### Short task:
From the entries below, gather each line containing the word "that".
....
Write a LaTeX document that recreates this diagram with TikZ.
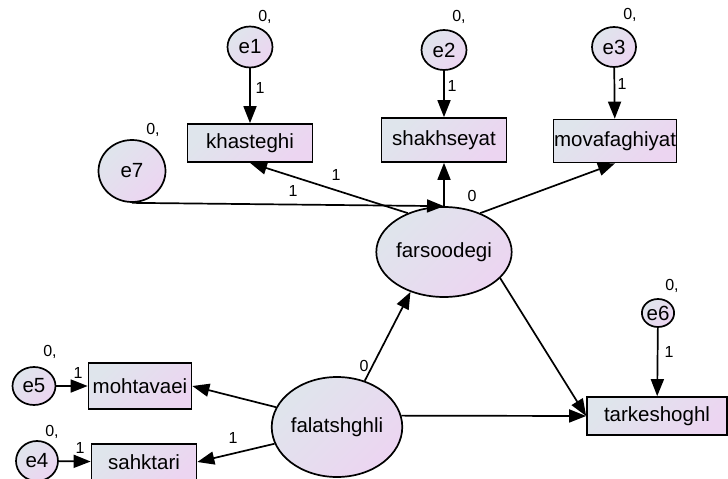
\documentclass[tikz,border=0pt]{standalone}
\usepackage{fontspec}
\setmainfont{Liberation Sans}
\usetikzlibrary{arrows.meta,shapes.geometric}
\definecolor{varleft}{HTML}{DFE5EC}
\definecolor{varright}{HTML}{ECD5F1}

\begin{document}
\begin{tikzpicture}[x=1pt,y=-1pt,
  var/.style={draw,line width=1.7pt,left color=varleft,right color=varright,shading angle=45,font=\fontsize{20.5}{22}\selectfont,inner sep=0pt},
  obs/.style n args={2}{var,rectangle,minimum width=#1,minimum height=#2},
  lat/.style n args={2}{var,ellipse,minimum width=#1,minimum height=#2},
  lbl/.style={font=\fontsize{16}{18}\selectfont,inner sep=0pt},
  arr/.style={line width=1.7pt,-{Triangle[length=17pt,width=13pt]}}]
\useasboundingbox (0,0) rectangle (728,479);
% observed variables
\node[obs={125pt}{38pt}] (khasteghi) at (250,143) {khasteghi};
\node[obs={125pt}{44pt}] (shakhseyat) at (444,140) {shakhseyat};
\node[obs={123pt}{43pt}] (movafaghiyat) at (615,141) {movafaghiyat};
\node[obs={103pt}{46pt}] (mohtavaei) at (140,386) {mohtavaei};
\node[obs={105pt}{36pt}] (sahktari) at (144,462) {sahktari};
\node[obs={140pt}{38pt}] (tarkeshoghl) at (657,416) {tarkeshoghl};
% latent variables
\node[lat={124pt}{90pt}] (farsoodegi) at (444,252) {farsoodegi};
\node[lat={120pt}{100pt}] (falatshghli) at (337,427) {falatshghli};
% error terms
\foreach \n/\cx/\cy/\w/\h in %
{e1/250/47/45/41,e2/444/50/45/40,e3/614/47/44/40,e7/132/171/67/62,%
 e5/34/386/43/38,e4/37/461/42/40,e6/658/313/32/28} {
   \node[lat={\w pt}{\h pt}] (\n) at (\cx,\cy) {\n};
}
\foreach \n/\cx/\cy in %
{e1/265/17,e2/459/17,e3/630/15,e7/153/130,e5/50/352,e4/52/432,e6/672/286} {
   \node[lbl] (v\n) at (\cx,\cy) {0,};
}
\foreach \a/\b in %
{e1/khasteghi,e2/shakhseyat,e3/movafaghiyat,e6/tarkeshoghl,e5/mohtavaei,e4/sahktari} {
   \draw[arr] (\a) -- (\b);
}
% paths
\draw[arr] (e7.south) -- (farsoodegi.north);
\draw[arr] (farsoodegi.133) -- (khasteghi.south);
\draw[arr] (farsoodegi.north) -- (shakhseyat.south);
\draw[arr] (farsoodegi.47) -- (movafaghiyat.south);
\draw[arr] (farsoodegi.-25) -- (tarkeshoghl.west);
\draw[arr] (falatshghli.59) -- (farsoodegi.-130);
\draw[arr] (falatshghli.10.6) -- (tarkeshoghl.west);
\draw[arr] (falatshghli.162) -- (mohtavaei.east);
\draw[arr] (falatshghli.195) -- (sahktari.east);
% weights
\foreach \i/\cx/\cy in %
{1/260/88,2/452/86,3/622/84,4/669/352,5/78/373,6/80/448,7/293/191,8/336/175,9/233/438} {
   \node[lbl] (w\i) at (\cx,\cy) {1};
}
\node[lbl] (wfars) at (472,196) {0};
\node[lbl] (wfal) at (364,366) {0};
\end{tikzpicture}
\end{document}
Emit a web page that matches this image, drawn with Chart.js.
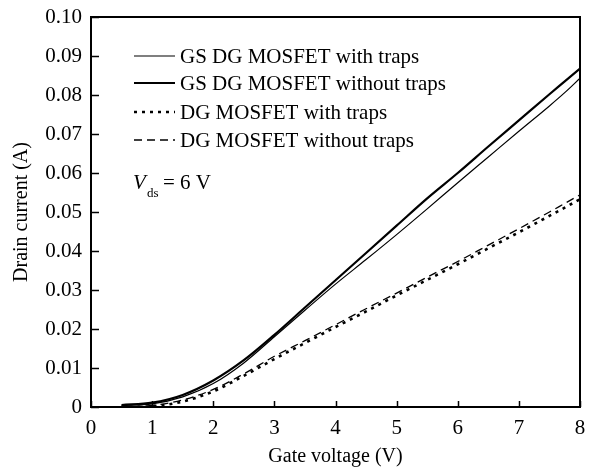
....
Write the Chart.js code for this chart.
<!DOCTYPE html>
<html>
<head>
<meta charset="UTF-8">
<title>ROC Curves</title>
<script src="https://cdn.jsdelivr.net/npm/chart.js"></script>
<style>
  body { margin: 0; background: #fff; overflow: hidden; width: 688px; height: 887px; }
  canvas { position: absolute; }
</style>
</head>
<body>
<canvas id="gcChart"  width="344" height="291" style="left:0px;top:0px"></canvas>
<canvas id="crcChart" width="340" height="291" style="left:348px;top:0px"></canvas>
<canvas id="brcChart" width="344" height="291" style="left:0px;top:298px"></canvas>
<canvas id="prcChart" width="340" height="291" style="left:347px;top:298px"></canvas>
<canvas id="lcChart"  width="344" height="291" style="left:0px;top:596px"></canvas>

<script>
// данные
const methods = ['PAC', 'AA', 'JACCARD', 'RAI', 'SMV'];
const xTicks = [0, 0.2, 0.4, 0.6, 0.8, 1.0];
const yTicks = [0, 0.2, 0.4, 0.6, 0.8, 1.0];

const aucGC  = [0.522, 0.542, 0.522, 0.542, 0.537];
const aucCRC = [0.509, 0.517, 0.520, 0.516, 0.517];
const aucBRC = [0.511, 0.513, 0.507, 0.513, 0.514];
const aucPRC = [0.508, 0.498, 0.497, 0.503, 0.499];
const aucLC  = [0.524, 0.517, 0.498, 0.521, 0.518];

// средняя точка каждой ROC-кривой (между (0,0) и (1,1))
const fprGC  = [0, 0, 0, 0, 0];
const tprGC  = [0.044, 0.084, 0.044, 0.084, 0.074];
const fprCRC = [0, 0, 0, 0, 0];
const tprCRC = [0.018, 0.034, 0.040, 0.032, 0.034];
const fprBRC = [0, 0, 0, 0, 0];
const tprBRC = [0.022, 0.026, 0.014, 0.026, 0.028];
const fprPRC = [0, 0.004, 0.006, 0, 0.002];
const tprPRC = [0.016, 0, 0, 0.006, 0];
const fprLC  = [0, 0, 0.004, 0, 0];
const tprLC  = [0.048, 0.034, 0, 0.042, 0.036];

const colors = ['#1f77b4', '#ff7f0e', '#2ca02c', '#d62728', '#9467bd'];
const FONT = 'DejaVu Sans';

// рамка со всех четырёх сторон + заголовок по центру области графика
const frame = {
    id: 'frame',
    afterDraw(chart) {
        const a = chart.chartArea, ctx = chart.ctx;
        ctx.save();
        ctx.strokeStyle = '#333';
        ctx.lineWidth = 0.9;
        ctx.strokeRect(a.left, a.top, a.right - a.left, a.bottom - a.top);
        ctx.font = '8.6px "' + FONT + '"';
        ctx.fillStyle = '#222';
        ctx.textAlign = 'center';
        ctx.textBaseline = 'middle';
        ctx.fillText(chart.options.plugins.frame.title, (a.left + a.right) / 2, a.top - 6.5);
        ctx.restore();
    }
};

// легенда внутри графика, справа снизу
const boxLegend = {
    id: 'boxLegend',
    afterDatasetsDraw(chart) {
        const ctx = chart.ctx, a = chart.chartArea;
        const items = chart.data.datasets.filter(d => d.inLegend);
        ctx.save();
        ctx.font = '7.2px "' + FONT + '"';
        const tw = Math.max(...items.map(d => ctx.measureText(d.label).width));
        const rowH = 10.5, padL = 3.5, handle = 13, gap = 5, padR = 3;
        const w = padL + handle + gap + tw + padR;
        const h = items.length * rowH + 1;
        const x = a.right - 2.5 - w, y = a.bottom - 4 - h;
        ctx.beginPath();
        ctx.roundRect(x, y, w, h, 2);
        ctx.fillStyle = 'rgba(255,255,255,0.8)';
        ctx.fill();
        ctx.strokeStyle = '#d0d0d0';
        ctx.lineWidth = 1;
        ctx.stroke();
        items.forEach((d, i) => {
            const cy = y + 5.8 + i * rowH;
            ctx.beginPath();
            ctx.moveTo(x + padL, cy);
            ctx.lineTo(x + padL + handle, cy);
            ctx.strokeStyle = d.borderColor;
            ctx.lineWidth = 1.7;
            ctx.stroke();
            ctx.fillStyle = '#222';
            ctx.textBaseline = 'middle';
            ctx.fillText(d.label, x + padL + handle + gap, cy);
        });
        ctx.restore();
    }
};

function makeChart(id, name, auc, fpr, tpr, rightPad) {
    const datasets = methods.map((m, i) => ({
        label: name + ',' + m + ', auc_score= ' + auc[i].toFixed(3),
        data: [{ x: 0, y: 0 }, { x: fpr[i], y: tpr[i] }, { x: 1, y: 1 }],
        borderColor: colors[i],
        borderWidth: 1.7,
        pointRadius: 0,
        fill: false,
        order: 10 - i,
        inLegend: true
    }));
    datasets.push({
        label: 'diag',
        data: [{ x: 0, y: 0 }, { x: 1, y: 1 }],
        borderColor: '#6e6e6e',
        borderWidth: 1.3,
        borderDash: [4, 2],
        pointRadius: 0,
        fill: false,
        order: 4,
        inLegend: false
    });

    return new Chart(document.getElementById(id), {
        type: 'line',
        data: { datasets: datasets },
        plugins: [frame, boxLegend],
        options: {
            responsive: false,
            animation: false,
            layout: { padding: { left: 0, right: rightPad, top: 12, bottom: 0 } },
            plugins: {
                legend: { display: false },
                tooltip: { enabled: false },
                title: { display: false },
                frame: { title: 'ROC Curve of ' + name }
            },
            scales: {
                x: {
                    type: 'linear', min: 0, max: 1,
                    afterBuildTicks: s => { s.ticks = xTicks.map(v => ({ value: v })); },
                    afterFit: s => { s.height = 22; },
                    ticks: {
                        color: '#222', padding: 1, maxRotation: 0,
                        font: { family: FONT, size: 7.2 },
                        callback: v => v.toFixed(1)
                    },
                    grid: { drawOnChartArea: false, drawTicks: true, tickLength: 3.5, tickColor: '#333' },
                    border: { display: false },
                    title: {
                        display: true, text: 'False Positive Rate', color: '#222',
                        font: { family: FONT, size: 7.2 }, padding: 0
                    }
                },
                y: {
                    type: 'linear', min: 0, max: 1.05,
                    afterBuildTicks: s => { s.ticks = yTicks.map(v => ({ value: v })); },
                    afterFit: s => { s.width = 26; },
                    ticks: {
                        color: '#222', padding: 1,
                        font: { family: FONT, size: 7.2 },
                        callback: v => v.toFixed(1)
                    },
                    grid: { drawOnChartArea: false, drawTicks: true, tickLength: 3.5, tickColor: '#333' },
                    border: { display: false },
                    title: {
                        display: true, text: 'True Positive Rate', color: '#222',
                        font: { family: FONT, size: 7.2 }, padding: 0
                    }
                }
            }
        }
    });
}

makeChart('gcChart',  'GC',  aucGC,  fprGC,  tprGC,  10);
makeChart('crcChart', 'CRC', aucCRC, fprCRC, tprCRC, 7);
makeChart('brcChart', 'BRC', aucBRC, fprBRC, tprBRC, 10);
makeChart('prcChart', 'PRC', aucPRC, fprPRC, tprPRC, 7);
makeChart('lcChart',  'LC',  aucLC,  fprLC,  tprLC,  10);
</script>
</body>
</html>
....
### Result:
Write a LaTeX document that recreates this diagram with TikZ.
Emit a web page that matches this image, drawn with Chart.js.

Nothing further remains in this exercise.